In einem Fall wie diesem hilft nur eins: drüberstehen, außer ihr seid zufällig Sterneköche. Entweder ihr ignoriert die Provokation eiskalt oder, eigentlich noch besser: Ihr stapelt bewusst tief, zum Beispiel mit einer lässigen Knabbermix-Box. Die Tajine-Wettkampf-Ansage ist damit pariert, gleichzeitig haut ihr damit dem anderen Paar auf smoothe Art und Weise ihr versnobtes Küchenverhalten um die Ohren. Sie werden sich schlecht fühlen – und darum geht es ja letztendlich.
Spulen wir nun mal vor zum Freitagabend. Auch hier könnt ihr dem anderen Paar direkt an der Tür eins reindrücken und zwar mit einem besorgt anmutenden, aber insgeheim sehr perfiden „Achso, Schuhe aus?“ beim Betreten der Wohnung. Mit diesem Satz katapultiert ihr die Gastgeber direkt in eine moralphilosophische Zwickmühle: Wollen die etwa die Schuhe anlassen? Müssen wir das denen jetzt gönnen? Und was, wenn die uns gerade deswegen dann für unordentlich halten?

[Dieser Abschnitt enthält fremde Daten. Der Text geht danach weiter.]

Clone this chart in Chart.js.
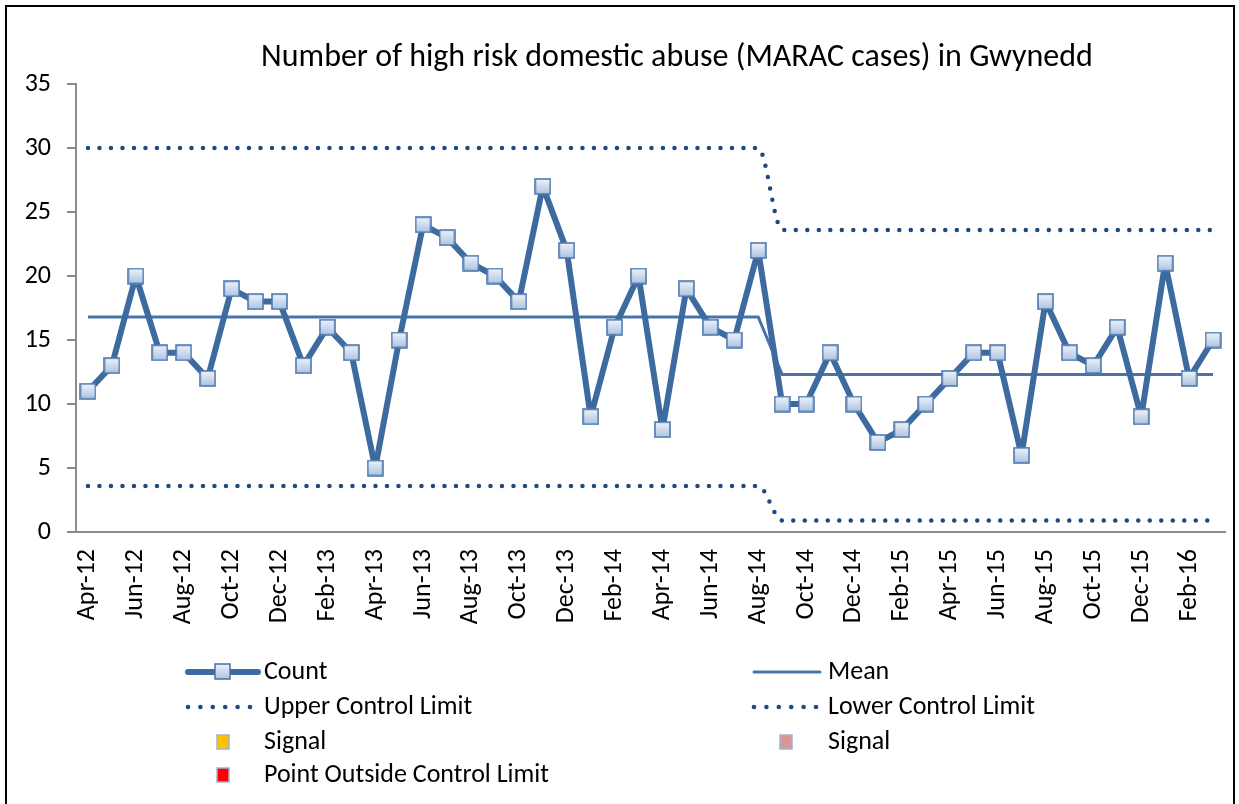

So oder so: Die Lässigkeit ist dahin, eins zu null für euch.
„Warum seid ihr eigentlich noch nicht zusammengezogen?“
Das andere Paar wird versuchen, die Kontrolle zurückzugewinnen. Es platziert euch auf diesen unfassbar unbequemen Pseudo-Eames-Stühlen an seinem Esstisch, Oliver blubbert in der Küche noch an der Tajine herum. Alles wirkt hier steril, kein Staub, keine Brösel. Zeit für den Knabbermix. Wer den Mund voll hat, muss nichts von sich erzählen, wann immer das Paar eine ihrer zersetzenden Fragen an euch richtet, („Wie wohnt ihr so?“, „Wohin reist ihr als nächstes?“ oder schlimmer, „Warum seid ihr eigentlich noch nicht zusammengezogen?“) stopft ihr euch schleunigst eine Ladung Knusper-Fischli in den Mund. Wer Dinge preisgibt, macht sich verletzlich. Lasst das die Maxime eures Abends sein! Solltet ihr euch irgendwann doch in eine Ecke gedrängt fühlen, fangt an zu lügen. Erfindet Länder, Kulturen, Wohnungen – man wird es euch nachsehen, nachhaken ist ja unhöflich.
Eine halbe Stunde später werdet ihr dann aber plötzlich Schreie aus der Küche hören. Auf dem Boden ein zersplittertes Tongefäß, einzelne mit Tomatenmark verrührte, labbrige Fleischstücke, auf der Ablage neben dem Herd eine halbleere Flasche Maggi. „Verfickte Scheiß-Tadschinnn“, wird Oliver sagen. Bei der Suche nach einem Lappen wird er kurz den Blick auf die zum Pfand-Müll-Schmutzwäsche-Depot umfunktionierte Vorratskammer freigeben, deren Inhalt nun in einer Art Erdrutsch zu Fall kommt. Sie waren noch nie in Marokko. Der Wettkampf ist vorbei. Er hätte nie anfangen sollen.
Nachdem Oliver notdürftig die Soße vom Küchenboden entfernt hat, holt er ein Glas Pesto aus dem Kühlschrank. Und während ihr auf das Weichkochen der Nudeln wartet, esst ihr die letzten Ecken der Knabberbox leer, werdet nebenher langsam betrunken und merkt, dass das Doppelgänger-Paar euch eben doch noch ähnlicher ist, als ihr ihm zugetraut habt.